Чем страшнее становилось мне, тем тяжелее казалось что-либо предпринять. Уже не страх быть обнаруженным Андреем, а ужас перед разбитым сердцем матери сковывал мою волю, не давая позвонить домой. Уехав, я обрубил все концы – избавился от старого номера мобильного, занес в черный список электронную почту Андрея, чтобы не получать от него никаких писем (мать и вовсе не умела пользоваться компьютером), потому я даже боялся представить, сколько пропущенных звонков, сообщений и электронных писем было оставлено без ответа. Каждый раз, подходя на ватных ногах к телефону и набирая первые цифры питерского номера, я, казалось, уже слышал горький, полный слез и обиды мамин голос, проклинающий тот день, когда она родила меня на свет. От одной мысли об этом меня всего передергивало, и я вешал трубку. Как ни уговаривал и не поддерживал меня в намерении позвонить матери Михаил, все было без толку.

Этот кошмар продолжался еще дней десять. А потом, когда Миши не было дома, в дверь позвонили. Думая, что это Алексик, я открыл не глядя. На пороге стояла моя мать. Под руку с Андреем.


20

Сколько мы стояли в дверях и молча смотрели друг на друга, не знаю. Мне показалось, не меньше часа, хотя на самом деле вряд ли прошло более нескольких минут. Первое, что бросилось в глаза, – мать как будто стала выше ростом. Болезненно худая, прямая как струна, она смотрела на меня сверху вниз, и под ее стальным взглядом сам я, казалось, становился все меньше и меньше. Потребовалось некоторое время, чтобы заметить и то, что она еще сильнее постарела. Ее истончившиеся, но по-прежнему густые волосы в высоком пучке стали совсем уж по-мышиному серыми из-за расползшейся седины, складки возле рта как будто стали глубже, а само лицо приобрело несвойственный ему восковой оттенок. Впрочем, не уверен, что перемена на самом деле была столь разительной. Просто я давно ее не видел – давно не по времени, а по насыщенности событиями, – так что теперь смотрел на нее глазами постороннего… а может, просто виноватого.

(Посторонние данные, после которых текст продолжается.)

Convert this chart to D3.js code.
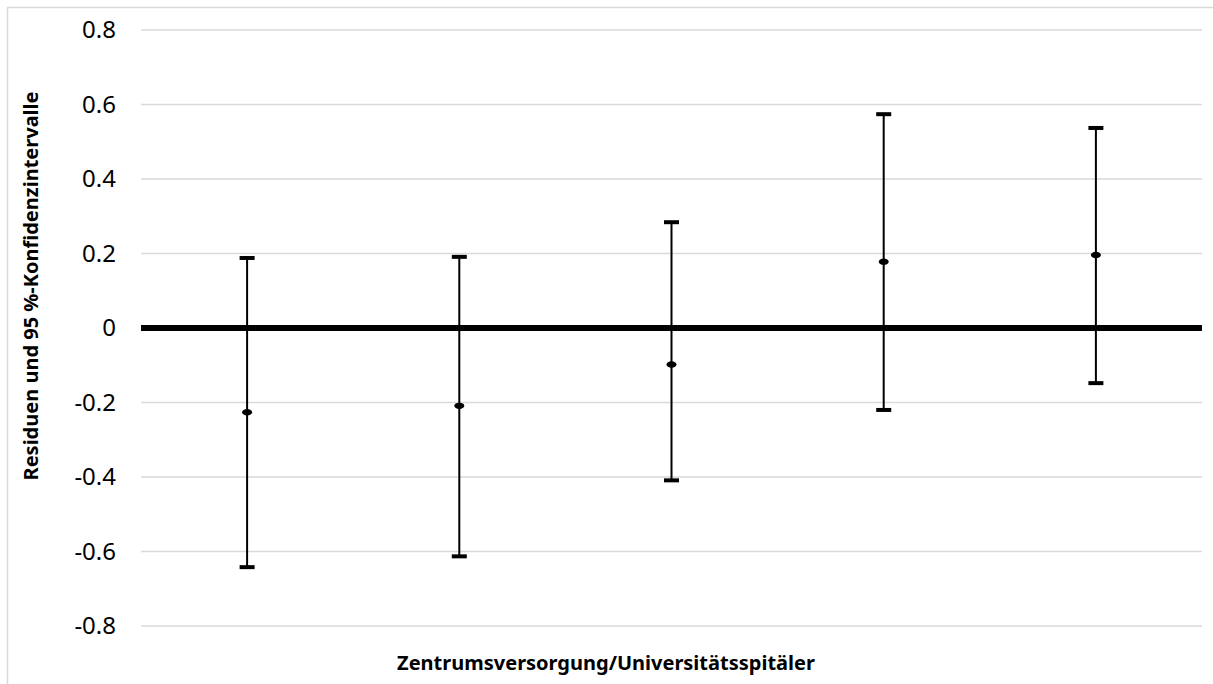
<!DOCTYPE html>
<html>
<head>
<meta charset="utf-8">
<script src="https://cdn.jsdelivr.net/npm/d3@7"></script>
<style>
  html, body { margin: 0; padding: 0; background: #fff; }
  svg { display: block; font-family: "Noto Sans", "Open Sans", sans-serif; }
</style>
</head>
<body>
<svg id="chart" width="1213" height="684"></svg>
<script>
// residuals with 95 % confidence intervals
const categories = ['A', 'B', 'C', 'D', 'E'];
const residuals  = [-0.226, -0.209, -0.098, 0.178, 0.196];
const ciLower    = [-0.642, -0.613, -0.409, -0.220, -0.148];
const ciUpper    = [ 0.188,  0.191,  0.284,  0.574,  0.537];
const yTicks     = [-0.8, -0.6, -0.4, -0.2, 0, 0.2, 0.4, 0.6, 0.8];

const xTitle = 'Zentrumsversorgung/Universitätsspitäler';
const yTitle = 'Residuen und 95 %-Konfidenzintervalle';

const MARGIN = { left: 141, right: 11, top: 30, bottom: 58 };
const W = 1213, H = 684;
const width  = W - MARGIN.left - MARGIN.right;
const height = H - MARGIN.top - MARGIN.bottom;

const data = categories.map((c, i) => ({
    cat: c, val: residuals[i], lo: ciLower[i], hi: ciUpper[i]
}));

const svg = d3.select('#chart');

// outer chart border
svg.append('rect')
    .attr('x', 7.5).attr('y', 7.5)
    .attr('width', W + 20).attr('height', H + 20)
    .attr('fill', 'none').attr('stroke', '#d9d9d9').attr('stroke-width', 1.5);

const g = svg.append('g').attr('transform', `translate(${MARGIN.left},${MARGIN.top})`);

const x = d3.scaleBand().domain(categories).range([0, width]);
const y = d3.scaleLinear().domain([-0.8, 0.8]).range([height, 0]);

// grid
g.append('g').attr('class', 'grid')
    .selectAll('line').data(yTicks.filter(d => d !== 0)).join('line')
    .attr('x1', 0).attr('x2', width)
    .attr('y1', d => y(d)).attr('y2', d => y(d))
    .attr('stroke', '#d9d9d9').attr('stroke-width', 1.5);

// y tick labels (plain hyphen for minus, like the original)
const yAxis = g.append('g')
    .call(d3.axisLeft(y).tickValues(yTicks).tickSize(0).tickPadding(25)
        .tickFormat(d => d === 0 ? '0' : d.toFixed(1)));
yAxis.select('.domain').remove();
yAxis.selectAll('text')
    .attr('font-family', '"Noto Sans", "Open Sans", sans-serif')
    .attr('font-size', 24).attr('fill', '#000');

// zero line
g.append('line')
    .attr('x1', 0).attr('x2', width)
    .attr('y1', y(0)).attr('y2', y(0))
    .attr('stroke', '#000').attr('stroke-width', 6);

// error bars
const cx = d => x(d.cat) + x.bandwidth() / 2;
const bars = g.append('g').selectAll('g').data(data).join('g');

bars.append('line')
    .attr('x1', cx).attr('x2', cx)
    .attr('y1', d => y(d.hi)).attr('y2', d => y(d.lo))
    .attr('stroke', '#000').attr('stroke-width', 2);

bars.append('line')
    .attr('x1', d => cx(d) - 7.5).attr('x2', d => cx(d) + 7.5)
    .attr('y1', d => y(d.hi)).attr('y2', d => y(d.hi))
    .attr('stroke', '#000').attr('stroke-width', 4);

bars.append('line')
    .attr('x1', d => cx(d) - 7.5).attr('x2', d => cx(d) + 7.5)
    .attr('y1', d => y(d.lo)).attr('y2', d => y(d.lo))
    .attr('stroke', '#000').attr('stroke-width', 4);

bars.append('ellipse')
    .attr('cx', cx).attr('cy', d => y(d.val))
    .attr('rx', 5).attr('ry', 3.2)
    .attr('fill', '#000');

// axis titles
svg.append('text')
    .attr('x', 606).attr('y', 670)
    .attr('text-anchor', 'middle')
    .attr('font-size', 20).attr('font-weight', 'bold')
    .text(xTitle);

svg.append('text')
    .attr('transform', 'translate(38,286) rotate(-90)')
    .attr('text-anchor', 'middle')
    .attr('font-size', 20).attr('font-weight', 'bold')
    .text(yTitle);
</script>
</body>
</html>
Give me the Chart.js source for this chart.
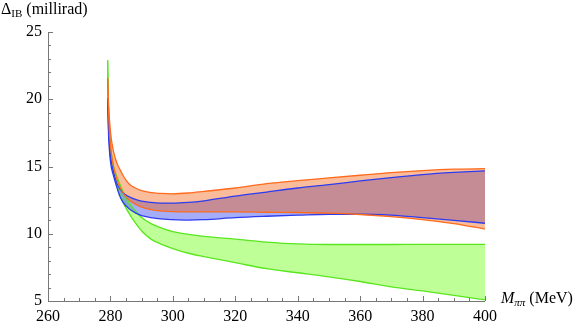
<!DOCTYPE html>
<html>
<head>
<meta charset="utf-8">
<script src="https://cdn.jsdelivr.net/npm/chart.js@4.4.1/dist/chart.umd.min.js"></script>
<style>
  html, body { margin: 0; padding: 0; background: #fff; }
  #wrap { position: relative; width: 580px; height: 327px; }
  .lbl { position: absolute; font-family: "Liberation Serif", "DejaVu Serif", serif; font-size: 16px; color: #000; white-space: nowrap; }
  .lbl sub { font-size: 11px; vertical-align: -3px; }
</style>
</head>
<body>
<div id="wrap">
  <canvas id="chart" width="580" height="327"></canvas>
  <div class="lbl" style="left:1px; top:0px;">&Delta;<sub>IB</sub> (millirad)</div>
  <div class="lbl" style="left:501px; top:289px;"><i>M</i><sub><i>&pi;&pi;</i></sub> (MeV)</div>
</div>
<script>
// energies (MeV)
const mpipi = [279.1, 279.4, 280, 281, 282, 283, 284, 286, 288, 290, 293, 296, 300,
               305, 310, 320, 330, 340, 350, 360, 370, 380, 390, 400];

const orangeUpper = [21.6, 19.6, 17.6, 16.1, 15.3, 14.8, 14.35, 13.7, 13.4, 13.2, 13.05, 13.0, 12.97,
                     13.03, 13.15, 13.4, 13.72, 13.95, 14.15, 14.35, 14.55, 14.7, 14.8, 14.84];
const orangeLower = [21.6, 19.0, 16.6, 15.0, 14.1, 13.5, 13.05, 12.5, 12.2, 11.98, 11.8, 11.7, 11.64,
                     11.62, 11.62, 11.62, 11.6, 11.58, 11.53, 11.43, 11.27, 11.05, 10.75, 10.35];
const blueUpper = [20.1, 17.8, 15.8, 14.6, 13.8, 13.35, 13.05, 12.75, 12.55, 12.42, 12.33, 12.28, 12.27,
                   12.33, 12.45, 12.8, 13.1, 13.4, 13.65, 13.93, 14.18, 14.4, 14.56, 14.68];
const blueLower = [20.1, 17.4, 15.4, 14.3, 13.5, 12.8, 12.35, 11.85, 11.55, 11.35, 11.2, 11.1, 11.05,
                   11.02, 11.05, 11.2, 11.3, 11.38, 11.45, 11.45, 11.38, 11.2, 11.0, 10.78];
const greenUpper = [22.9, 18.8, 16.6, 15.0, 14.3, 13.7, 13.15, 12.3, 11.7, 11.2, 10.75, 10.45, 10.15,
                    9.95, 9.8, 9.6, 9.38, 9.24, 9.2, 9.2, 9.2, 9.21, 9.21, 9.21];
const greenLower = [22.9, 18.5, 16.2, 14.6, 13.6, 12.9, 12.35, 11.5, 10.8, 10.2, 9.6, 9.25, 8.9,
                    8.55, 8.3, 7.85, 7.4, 7.1, 6.8, 6.45, 6.05, 5.75, 5.42, 5.08];

const xMajorTicks = [260, 280, 300, 320, 340, 360, 380, 400];
const yMajorTicks = [5, 10, 15, 20, 25];

function pts(ys) {
    return mpipi.map((x, i) => ({ x: x, y: ys[i] }));
}

function band(ys, line, fillColor, fillTo) {
    return {
        data: pts(ys),
        borderColor: line,
        borderWidth: 1.3,
        backgroundColor: fillColor,
        fill: fillTo,
        pointRadius: 0,
        cubicInterpolationMode: 'monotone'
    };
}

// inward ticks + axis lines, like the original plot
const axesPlugin = {
    id: 'axesPlugin',
    afterDraw(chart) {
        const ctx = chart.ctx;
        const xs = chart.scales.x, ys = chart.scales.y;
        const area = chart.chartArea;
        ctx.save();
        ctx.strokeStyle = '#777';
        ctx.lineWidth = 1;
        ctx.beginPath();
        ctx.moveTo(area.left + 0.5, area.top);
        ctx.lineTo(area.left + 0.5, area.bottom + 0.5);
        ctx.lineTo(area.right, area.bottom + 0.5);
        ctx.stroke();
        xs.ticks.forEach(t => {
            const px = Math.round(xs.getPixelForValue(t.value)) + 0.5;
            const len = xMajorTicks.includes(t.value) ? 5 : 3;
            ctx.beginPath();
            ctx.moveTo(px, area.bottom);
            ctx.lineTo(px, area.bottom - len);
            ctx.stroke();
        });
        ys.ticks.forEach(t => {
            const py = Math.round(ys.getPixelForValue(t.value)) + 0.5;
            const len = yMajorTicks.includes(t.value) ? 5 : 3;
            ctx.beginPath();
            ctx.moveTo(area.left, py);
            ctx.lineTo(area.left + len, py);
            ctx.stroke();
        });
        ctx.restore();
    }
};

new Chart(document.getElementById('chart').getContext('2d'), {
    type: 'line',
    data: {
        datasets: [
            band(orangeUpper, '#ff6a1c', 'rgba(243, 95, 15, 0.42)', '+1'),
            band(orangeLower, '#ff6a1c', 'transparent', false),
            band(blueUpper, '#2d3cf0', 'rgba(40, 60, 240, 0.42)', '+1'),
            band(blueLower, '#2d3cf0', 'transparent', false),
            band(greenUpper, '#5ae61e', 'rgba(125, 255, 50, 0.5)', '+1'),
            band(greenLower, '#5ae61e', 'transparent', false)
        ]
    },
    options: {
        responsive: false,
        animation: false,
        layout: { padding: { left: 0, top: 32, right: 95, bottom: 0 } },
        plugins: {
            legend: { display: false },
            tooltip: { enabled: false },
            filler: { drawTime: 'beforeDatasetsDraw' }
        },
        scales: {
            x: {
                type: 'linear',
                min: 260,
                max: 400,
                border: { display: false },
                grid: { display: false, drawTicks: false },
                afterFit(s) { s.height = 26; },
                ticks: {
                    stepSize: 5,
                    autoSkip: false,
                    maxRotation: 0,
                    padding: 6,
                    color: '#000',
                    font: { family: 'Liberation Serif', size: 16 },
                    callback: v => (xMajorTicks.includes(v) ? String(v) : '')
                }
            },
            y: {
                min: 5,
                max: 25,
                border: { display: false },
                grid: { display: false, drawTicks: false },
                afterFit(s) { s.width = 48; },
                ticks: {
                    stepSize: 1,
                    autoSkip: false,
                    padding: 6,
                    color: '#000',
                    font: { family: 'Liberation Serif', size: 16 },
                    callback: v => (yMajorTicks.includes(v) ? String(v) : '')
                }
            }
        }
    },
    plugins: [axesPlugin]
});
</script>
</body>
</html>
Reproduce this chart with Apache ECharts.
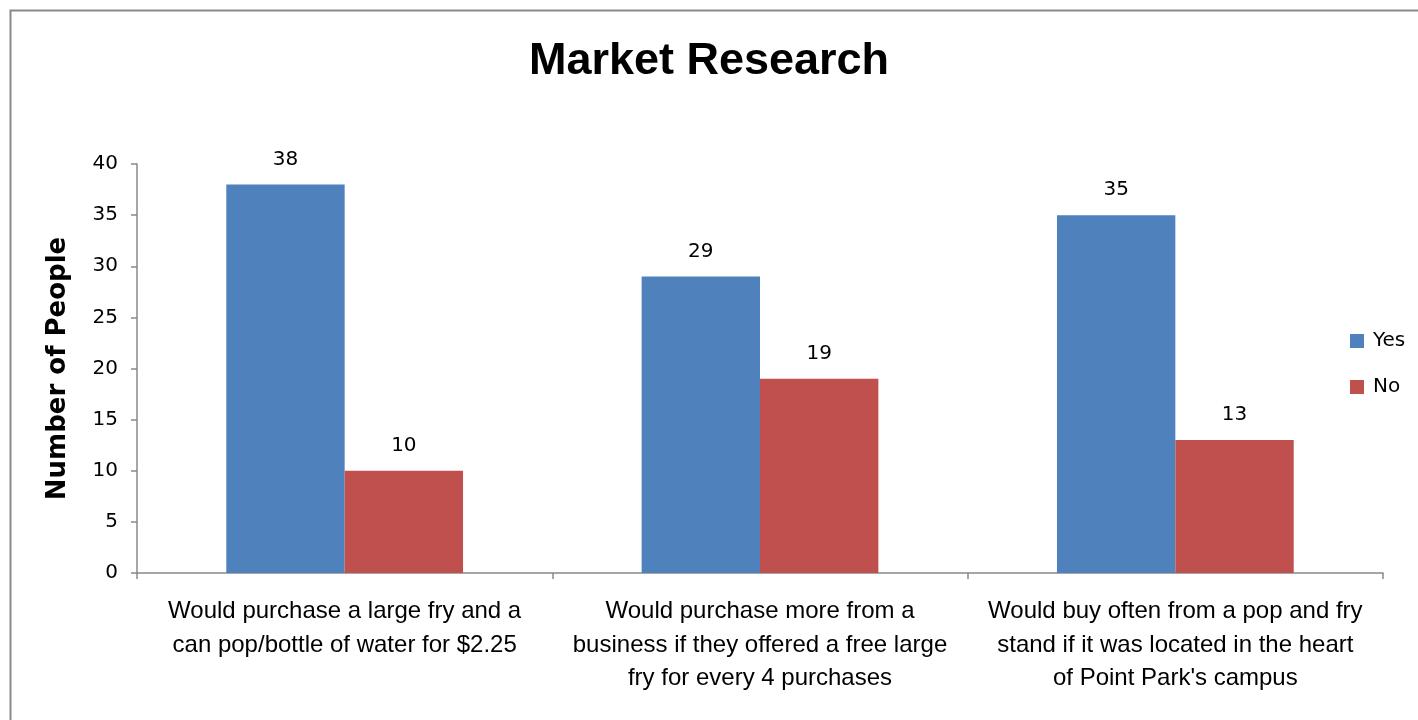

На Андрея я глаза перевел нескоро. Он тоже как будто вырос, но на меня не смотрел, устремив отсутствующий взгляд куда-то мимо, вглубь коридора. Он деликатно, но твердо отодвинул меня за плечо немного в сторону и все так же молча прошел в квартиру. Следом вошла мать, не обращая внимания на мои попытки что-то промямлить.

– Очень мило, – оглядевшись, сухо бросила она.

Это были первые слова, прозвучавшие с момента их появления.

Из комнаты, деловито потягиваясь, вышел как всегда недовольный кот, но, увидев незнакомцев, с резким мявом дунул в другой конец квартиры – прятаться в кладовке.

– Очень. Очень мило, – повторила маман, проследив траекторию его стремительного скока.

Она бросила сумку на подзеркальник и, не спрашивая разрешения, двинулась в ближайшую комнату.

– Мама, туда нельзя! Это комната Миши!